Frequently asked questions

What is the single biggest mistake foreign buyers make when buying property in Spain in 2026?
Treating the contrato de arras as a contract of sale and paying large stage payments to a developer's general account before checking the Ley 57/1968 guarantee. Spanish law requires the developer to back every advance payment with an aval bancario (bank guarantee) or seguro de caución (surety insurance) issued by a named entity, and the bank must hold the funds in a separate cuenta especial. A buyer who pays into a developer's general account and sees the project go insolvent ranks as an unsecured creditor. Always ask for the original guarantee document, the issuing entity, and the IBAN of the special account before paying a euro.
How do I check if a Spanish property has debts attached to it before I buy?
Pull three documents: (a) a current nota simple from the Registro de la Propiedad, which shows ownership, charges, embargoes and any urban planning note; (b) a certificado de deudas from the community of owners (comunidad de propietarios), which lists any unpaid HOA fees the new owner would inherit; (c) a tax debt certificate from the Agencia Tributaria and the relevant town hall, covering IBI (local property tax) and any plusvalia municipal accrual. The three together cover the failure modes that surface after signing. Each certificate has a current validity of typically 30 to 90 days depending on the issuing body, so pull them in the same week you sign the arras.
What is an AFO and why does it matter for an Andalusian resale?
AFO stands for Asimilado a Fuera de Ordenacion, the regime that Andalusia applies to buildings or extensions that are fully built but do not fully comply with current urban planning rules. It is set out in the consolidated text of Ley 7/2021, de 1 de diciembre, de impulso para la sostenibilidad del territorio de Andalucia (LISTA), published in BOJA number 233 of 2021. An AFO declaration is not a free pass: it confirms the property cannot be legally demolished and limits what an owner can do with it (no new building works, no change of use, no mortgage from many lenders). A buyer who does not check the urban status can end up with a property that is hard to sell, hard to mortgage and impossible to extend.
Can I assume a seller's VFT (short-let) licence when I buy a resale in Andalusia in 2026?
No. The Decreto-ley 1/2025, de 24 de febrero, de medidas urgentes en materia de vivienda (BOJA number 41 of 3 March 2025) requires a fresh VFT registration from the Junta de Andalucia, a new town-hall authorisation, and, where the property sits in a community of owners, the affirmative vote of 60% of the owners. Fines for clandestine rentals start at EUR 25,000. A buyer who underwrites a resale on the assumption that the existing VFT will transfer to them is underwriting a number that no longer exists.
How much should an independent Spanish property lawyer cost on a typical 2026 purchase?

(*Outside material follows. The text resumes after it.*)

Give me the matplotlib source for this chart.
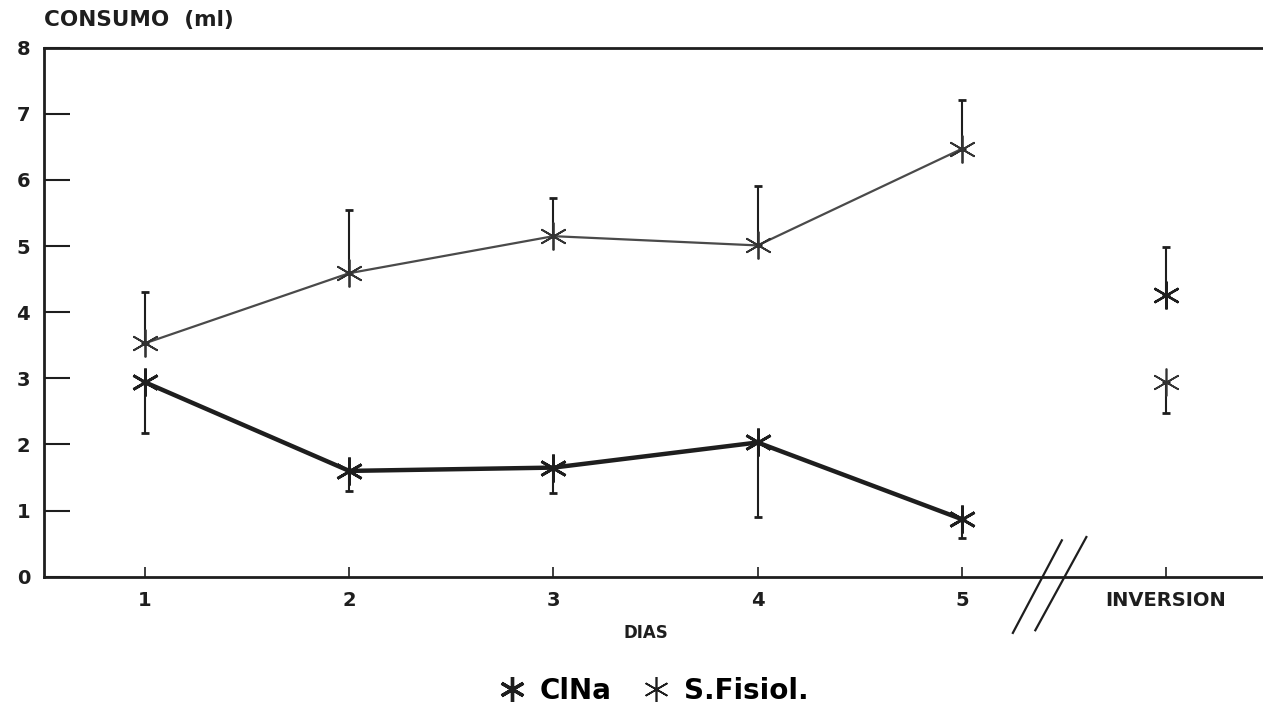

For a standard resale on the Costa del Sol, an independent abogado typically charges 1% to 1.5% of the purchase price plus 21% VAT (roughly 1.2% to 1.8% all-in). For an off-plan or new-build purchase the band runs 1.5% to 2% plus VAT, reflecting the additional work on the Ley 57/1968 guarantee, the developer's stage-payment schedule and the first-occupation licence. The fee is a small share of the acquisition stack and almost always cheaper than fixing a problem after completion. Avoid the developer's house lawyer; the conflict of interest is structural, not theoretical.

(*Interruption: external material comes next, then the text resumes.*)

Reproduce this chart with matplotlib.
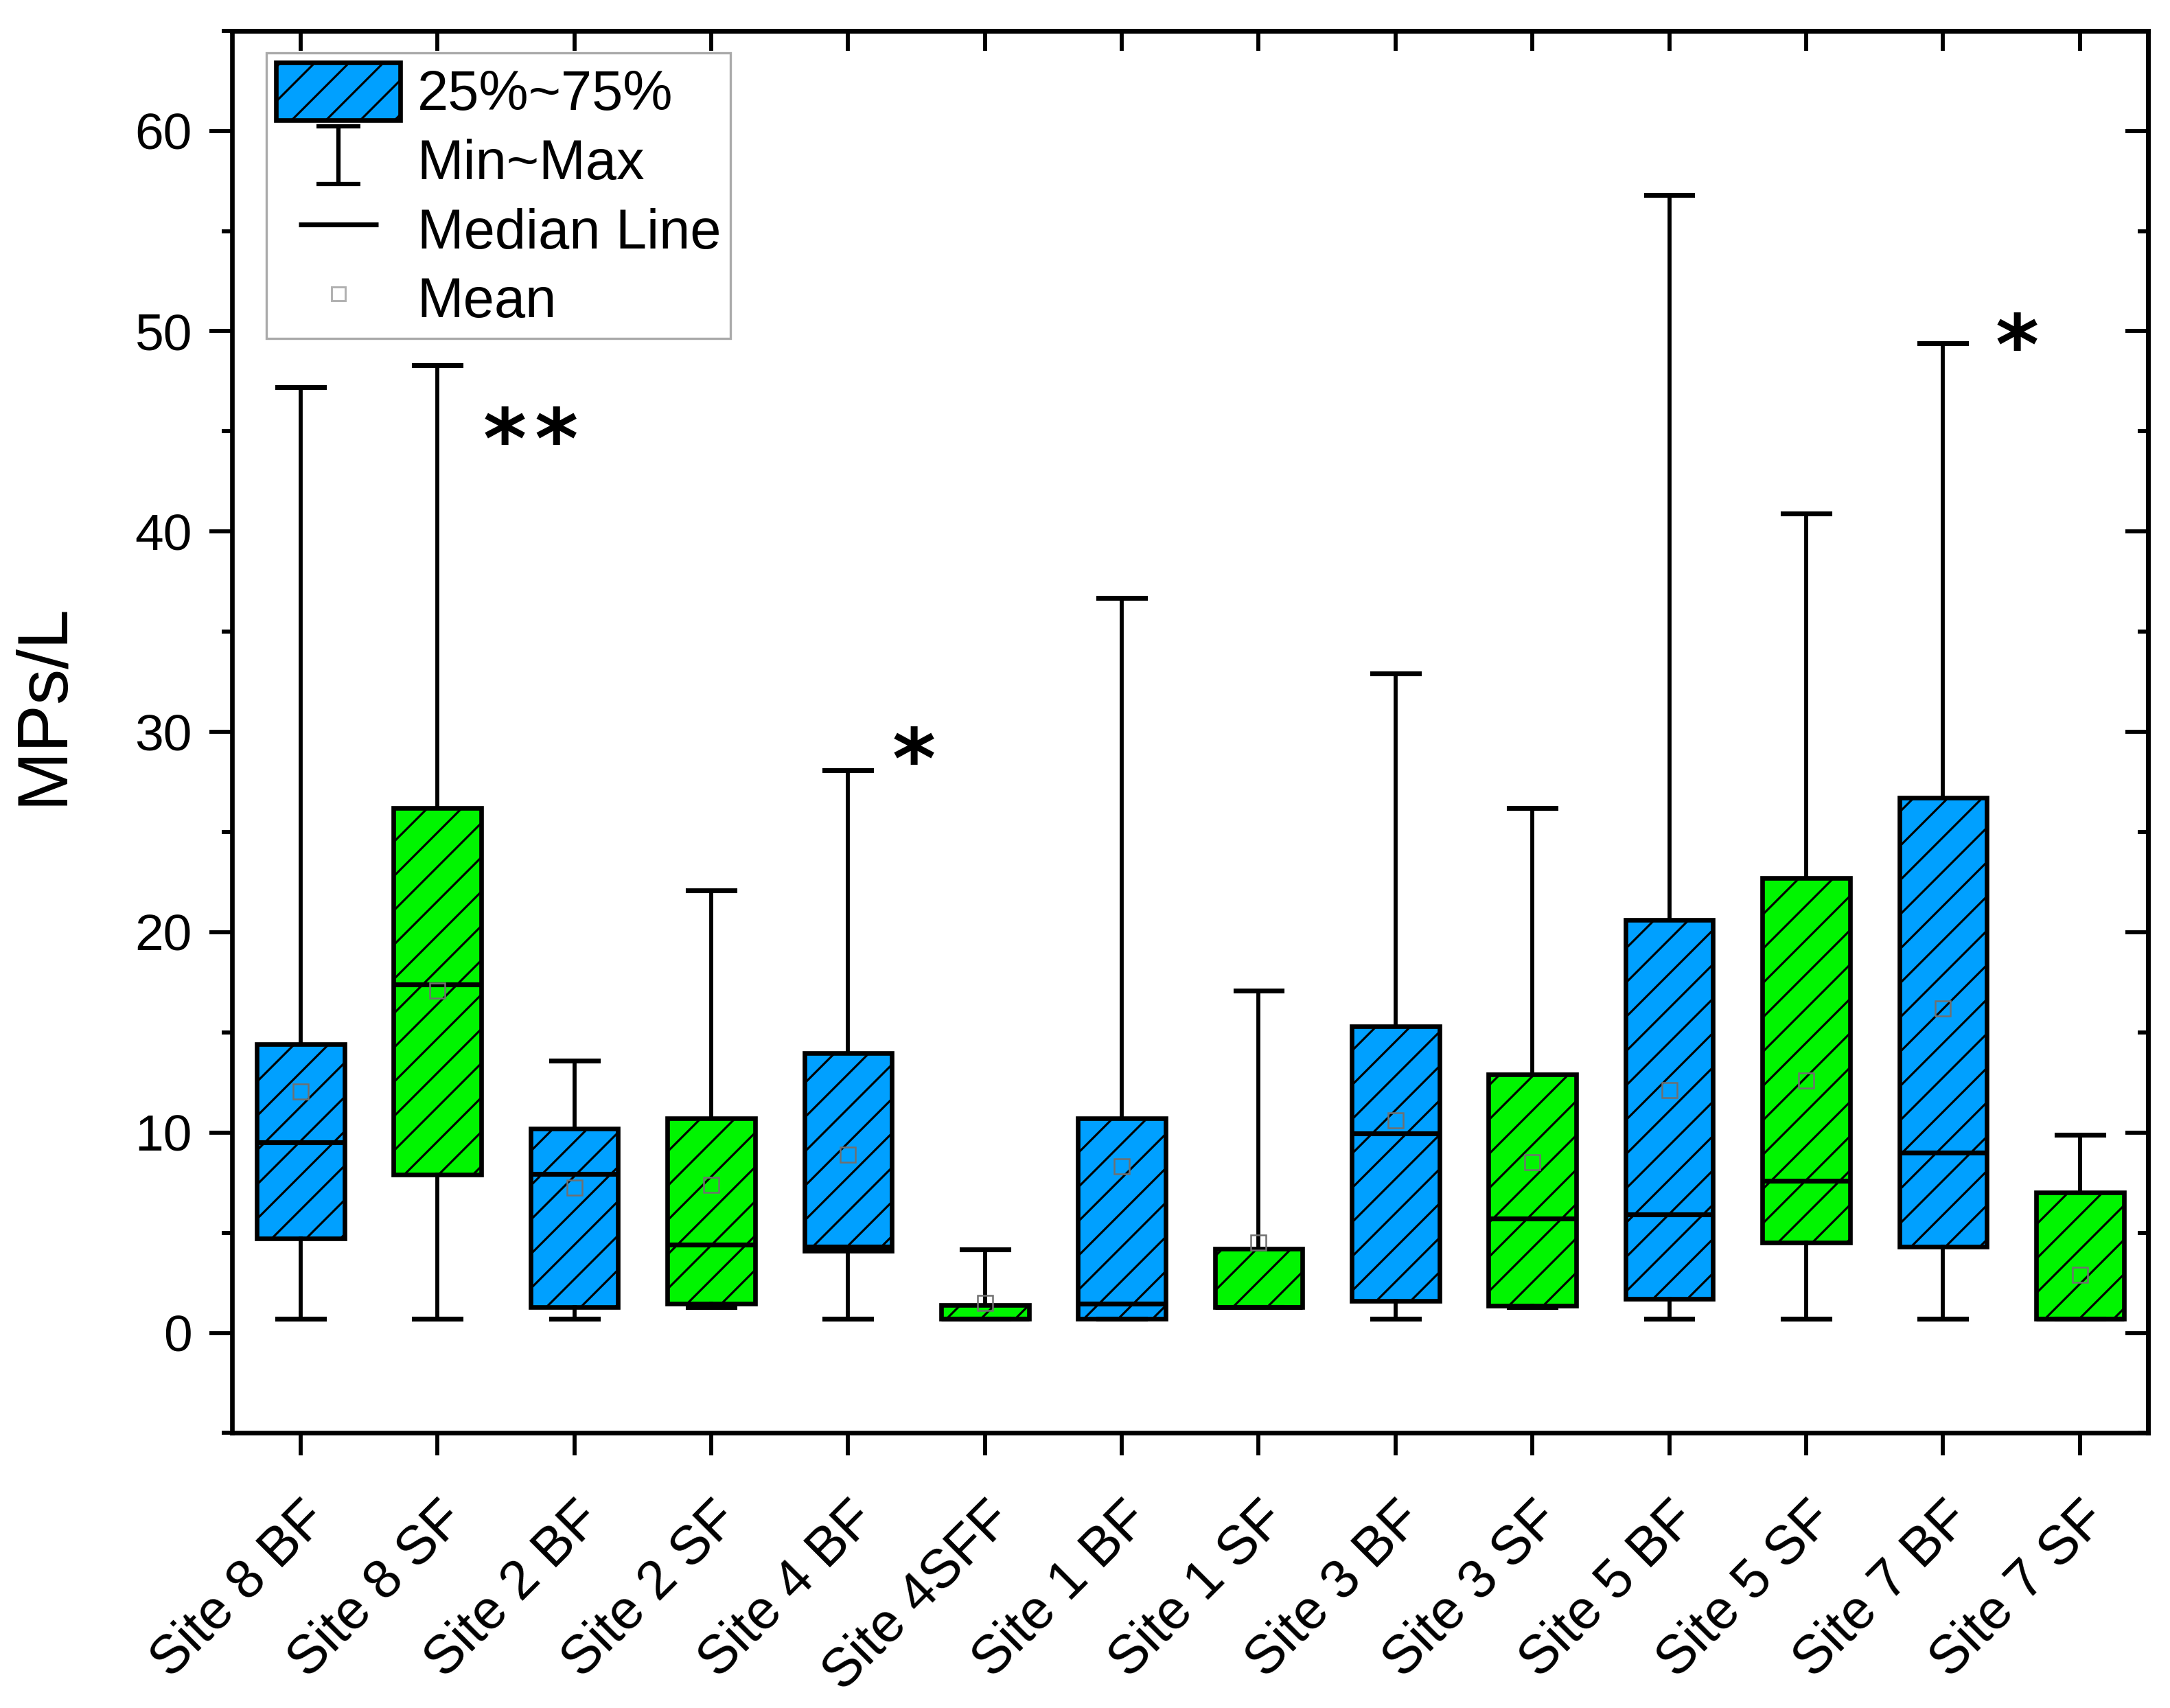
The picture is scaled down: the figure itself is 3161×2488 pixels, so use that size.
import matplotlib
matplotlib.use("Agg")
import matplotlib.pyplot as plt
import matplotlib.transforms as mtransforms
from matplotlib.patches import Patch
from matplotlib.lines import Line2D
from matplotlib.path import Path
from matplotlib.ticker import MultipleLocator

plt.rcParams['font.family'] = ['Liberation Sans', 'DejaVu Sans']
plt.rcParams['hatch.linewidth'] = 0.75

# values (MPs/L)
sites = ["Site 8 BF", "Site 8 SF", "Site 2 BF", "Site 2 SF", "Site 4 BF", "Site 4SFF", "Site 1 BF",
         "Site 1 SF", "Site 3 BF", "Site 3 SF", "Site 5 BF", "Site 5 SF", "Site 7 BF", "Site 7 SF"]
mins = [0.7, 0.7, 0.7, 1.3, 0.7, 0.7, 0.7, 1.3, 0.7, 1.3, 0.7, 0.7, 0.7, 0.7]
q1s = [4.7, 7.9, 1.3, 1.45, 4.1, 0.7, 0.7, 1.3, 1.6, 1.35, 1.7, 4.5, 4.3, 0.7]
medians = [9.5, 17.4, 7.95, 4.4, 4.3, 0.7, 1.45, 1.3, 9.95, 5.7, 5.9, 7.6, 9.0, 0.7]
q3s = [14.4, 26.2, 10.2, 10.7, 13.95, 1.4, 10.7, 4.2, 15.3, 12.9, 20.6, 22.7, 26.7, 7.0]
maxs = [47.2, 48.3, 13.6, 22.1, 28.1, 4.15, 36.7, 17.1, 32.9, 26.2, 56.8, 40.9, 49.4, 9.9]
means = [12.05, 17.1, 7.25, 7.4, 8.9, 1.5, 8.3, 4.5, 10.6, 8.5, 12.1, 12.6, 16.2, 2.9]
groups = ["BF", "SF", "BF", "SF", "BF", "SF", "BF", "SF", "BF", "SF", "BF", "SF", "BF", "SF"]

# significance marks: position, value, text
stars_x = [2.68, 5.48, 13.54]
stars_y = [45.3, 29.35, 50.0]
stars_txt = ["*\u200a*", "*", "*"]

blue = "#00A0FF"
green = "#00F500"
colors = {"BF": blue, "SF": green}

fig = plt.figure(figsize=(3161 / 300, 2488 / 300), dpi=300)
ax = fig.add_axes([0.107, 0.161, 0.883, 0.821])

pos = list(range(1, len(sites) + 1))
stats = []
for i in range(len(sites)):
    stats.append(dict(label=sites[i], whislo=mins[i], q1=q1s[i], med=medians[i],
                      q3=q3s[i], whishi=maxs[i], mean=means[i], fliers=[]))

bp = ax.bxp(stats, positions=pos, widths=0.64, capwidths=0.34, patch_artist=True,
            showmeans=True, showfliers=False,
            boxprops=dict(linewidth=1.6, edgecolor="black"),
            whiskerprops=dict(linewidth=1.4, color="black"),
            capprops=dict(linewidth=1.7, color="black"),
            medianprops=dict(linewidth=1.7, color="black"),
            meanprops=dict(marker="s", markersize=5.5, markerfacecolor="none",
                           markeredgecolor="#707070", markeredgewidth=0.6))
for box, g in zip(bp["boxes"], groups):
    box.set_facecolor(colors[g])
    box.set_hatch("//")

# asterisk glyph sits high in its line box, so shift the anchor down
for x, y, t in zip(stars_x, stars_y, stars_txt):
    ax.annotate(t, (x, y), xytext=(0, -7), textcoords="offset points",
                fontsize=29, fontweight="bold", ha="center", va="center", family="DejaVu Sans")

ax.set_xlim(0.5, 14.5)
ax.set_ylim(-5, 65)
ax.set_xticks(pos)
ax.set_xticklabels(sites, rotation=45, ha="right", rotation_mode="anchor", fontsize=19)
shift = mtransforms.ScaledTranslation(2 / 72, 0, fig.dpi_scale_trans)
for lab in ax.get_xticklabels():
    lab.set_transform(lab.get_transform() + shift)
ax.set_yticks([0, 10, 20, 30, 40, 50, 60])
ax.yaxis.set_minor_locator(MultipleLocator(5))
ax.tick_params(axis="y", which="major", direction="out", length=8, width=1.4, labelsize=18, pad=6)
ax.tick_params(axis="y", which="minor", direction="out", length=3.5, width=1.4)
ax.tick_params(axis="x", which="major", direction="out", length=8, width=1.4, pad=13)
for s in ax.spines.values():
    s.set_linewidth(1.6)

# top and right axes carry inward ticks only
top = ax.secondary_xaxis("top")
top.set_xticks(pos)
top.tick_params(direction="in", length=7, width=1.4, labeltop=False)
right = ax.secondary_yaxis("right")
right.set_yticks([0, 10, 20, 30, 40, 50, 60])
right.yaxis.set_minor_locator(MultipleLocator(5))
right.tick_params(which="major", direction="in", length=8, width=1.4, labelright=False)
right.tick_params(which="minor", direction="in", length=3.5, width=1.4)
for sec in (top, right):
    for s in sec.spines.values():
        s.set_linewidth(1.6)

ax.set_ylabel("MPs/L", fontsize=25)
ax.yaxis.set_label_coords(-0.081, 0.52)

ibar = Path([(-0.38, -0.5), (0.38, -0.5), (0, -0.5), (0, 0.5), (-0.38, 0.5), (0.38, 0.5)],
            [Path.MOVETO, Path.LINETO, Path.MOVETO, Path.LINETO, Path.MOVETO, Path.LINETO])
handles = [
    Patch(facecolor=blue, edgecolor="black", hatch="//", linewidth=1.6),
    Line2D([], [], linestyle="none", marker=ibar, markersize=20, markerfacecolor="none",
           markeredgecolor="black", markeredgewidth=1.5),
    Line2D([], [], linestyle="none", marker="_", markersize=28, markeredgecolor="black",
           markeredgewidth=1.7),
    Line2D([], [], linestyle="none", marker="s", markersize=5, markerfacecolor="none",
           markeredgecolor="#b0b0b0", markeredgewidth=0.7),
]
labels = ["25%~75%", "Min~Max", "Median Line", "Mean"]
leg = ax.legend(handles, labels, loc="upper left", bbox_to_anchor=(0.018, 0.984),
                borderaxespad=0, fontsize=19.5, fancybox=False, edgecolor="#aaaaaa",
                framealpha=1, handlelength=2.23, handleheight=1.2, borderpad=0.17,
                labelspacing=0.18, handletextpad=0.3)
leg.get_frame().set_linewidth(0.8)

fig.savefig("out.png", dpi=300)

What is the nota simple and how long is it valid for?
The nota simple is a non-certified extract from the Registro de la Propiedad, Spain's land registry, that shows the current legal position of a property: the registered owner, the description, the surface area, any rights of way, charges such as a mortgage or embargo, and the urban planning note (afección urbanística) that flags whether the property sits on land classified as developable, protected, or out of planning order. It is the single most important document in the whole due-diligence pack. Banks, notaries and the buyer's own lawyer treat it as current for roughly 30 days; pull a fresh one in the same week you sign the contrato de arras.